Affordability challenges remain as boom era subsides
Daily Inter Lake | Daily Inter-Lake | UPDATED 3 weeks, 6 days AGO
Five years after the Covid-19 pandemic threw Montana into an unprecedented growth spurt, the state has begun to recalibrate.
The rate of population growth has chilled since the 2021 in-migration peak and was actually below the national average last year. Economic sectors that boomed — remote workers and real estate — have finally settled into a more muted state.
That’s according to the 2025 outlook just released by the Bureau of Business and Economic Research which predicts continued slow economic growth this year and beyond.
While a return to more sustainable growth is welcome, there’s no denying that challenges remain in the wake of Montana’s breakneck expansion since 2020.

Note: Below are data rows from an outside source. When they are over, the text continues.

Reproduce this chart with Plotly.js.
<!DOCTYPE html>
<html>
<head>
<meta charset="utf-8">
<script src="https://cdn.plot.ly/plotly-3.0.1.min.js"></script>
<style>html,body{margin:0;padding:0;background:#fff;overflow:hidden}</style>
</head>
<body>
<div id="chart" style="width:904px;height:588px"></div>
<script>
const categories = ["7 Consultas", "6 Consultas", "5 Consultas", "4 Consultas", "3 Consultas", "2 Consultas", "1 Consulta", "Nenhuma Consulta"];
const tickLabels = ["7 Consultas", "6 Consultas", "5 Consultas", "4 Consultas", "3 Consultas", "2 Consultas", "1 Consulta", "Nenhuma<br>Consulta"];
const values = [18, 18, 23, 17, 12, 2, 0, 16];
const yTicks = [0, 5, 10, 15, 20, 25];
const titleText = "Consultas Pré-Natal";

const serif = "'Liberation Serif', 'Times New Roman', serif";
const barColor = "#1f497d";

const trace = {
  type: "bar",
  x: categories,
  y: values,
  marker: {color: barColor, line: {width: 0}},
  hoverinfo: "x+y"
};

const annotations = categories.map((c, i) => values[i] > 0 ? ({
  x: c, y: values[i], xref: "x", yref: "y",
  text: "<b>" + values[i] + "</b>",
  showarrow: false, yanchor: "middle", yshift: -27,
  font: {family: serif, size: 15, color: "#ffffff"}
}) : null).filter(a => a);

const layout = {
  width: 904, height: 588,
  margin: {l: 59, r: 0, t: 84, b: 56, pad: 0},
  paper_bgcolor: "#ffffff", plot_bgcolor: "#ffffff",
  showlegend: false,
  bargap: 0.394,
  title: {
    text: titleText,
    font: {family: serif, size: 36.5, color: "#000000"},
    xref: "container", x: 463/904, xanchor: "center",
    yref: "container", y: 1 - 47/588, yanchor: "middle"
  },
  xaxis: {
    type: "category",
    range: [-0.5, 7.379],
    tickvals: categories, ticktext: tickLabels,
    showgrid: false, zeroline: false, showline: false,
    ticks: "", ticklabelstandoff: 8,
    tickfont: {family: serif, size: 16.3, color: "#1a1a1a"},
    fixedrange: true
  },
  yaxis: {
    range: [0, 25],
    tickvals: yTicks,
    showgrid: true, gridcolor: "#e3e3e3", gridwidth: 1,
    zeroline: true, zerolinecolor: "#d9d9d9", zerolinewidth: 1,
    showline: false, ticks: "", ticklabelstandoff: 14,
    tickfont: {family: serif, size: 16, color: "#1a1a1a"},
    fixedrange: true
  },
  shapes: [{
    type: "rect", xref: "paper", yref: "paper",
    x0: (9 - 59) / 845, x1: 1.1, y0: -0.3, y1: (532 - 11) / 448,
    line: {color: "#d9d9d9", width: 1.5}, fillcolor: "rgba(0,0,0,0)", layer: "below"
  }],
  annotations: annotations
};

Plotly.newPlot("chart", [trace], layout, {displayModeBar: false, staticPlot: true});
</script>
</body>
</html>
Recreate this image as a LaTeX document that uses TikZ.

Notably, the state is still facing a major affordability crisis. Even as Montana’s job growth ranked among the top five nationally last year, it skewed toward lower-paying service jobs where wages haven’t kept up with the cost of living. In fact, after outpacing the national average for three consecutive years, Montana’s personal income growth rate fell to about 1% last year.
“Montana continues to be ranked at the bottom for affordability,” bureau economist Derek Sheehan wrote in the report, which is explained by the fact that Montana is also in the bottom tier for household income.
Of utmost concern, the National Association of Realtors ranked Montana as the least affordable state based on home listings compared to local incomes.
“There’s no doubt that Montana has a housing cost challenge,” bureau director Jeff Michael reiterated at a presentation in Kalispell last week.
Michael’s talk offered a stark reminder that much work lies ahead to stabilize the housing disparity crisis, even with recent strides to bring new multi-family units to market.
Whitefish’s Sen. Dave Fern is taking on the challenge with some out-of-the-box ideas, including one bill that would require municipal zoning regulations to treat manufactured and factory-built housing the same as other types of residential property. He’s also working on a bill that would allow resort communities like Columbia Falls and Whitefish to levy an additional 1% resort tax to fund workforce housing initiatives.
Columbia Falls’ Rep. Debo Powers has a bill to roll back the state’s ban on inclusionary zoning, which requires developers to build a percentage of affordable units in certain zones. Whitefish and Bozeman had inclusionary zoning laws in place prior to the 2021 law. Proponents of the ban said it was needed to spur housing construction amid the pandemic population boom and labor shortage. But with that era in the rearview, it’s worth reassessing if the law had the expected impact and is still needed today.
Fern and Power’s proposals are among 114 housing-related bills in front of the Legislature this session. It’s good to see the issue remains top of mind for some of the valley’s legislators.
Affordability aside, the bureau’s report highlighted Flathead County’s resilience amid the state’s overall slowdown.
“Most of the economic drivers for the valley were running strongly last year,” bureau research director Patrick Barkey wrote in the 2025 report. “Tech growth was unabated, specialized manufacturing had a good year, and even health care put its recent stumbles behind it and had a strong year.”
The only soft areas were in construction and wood products, which were affected by stubborn interest rates.
In short, the valley’s diverse business makeup proved key as the state settles into a new, more mellow, normal.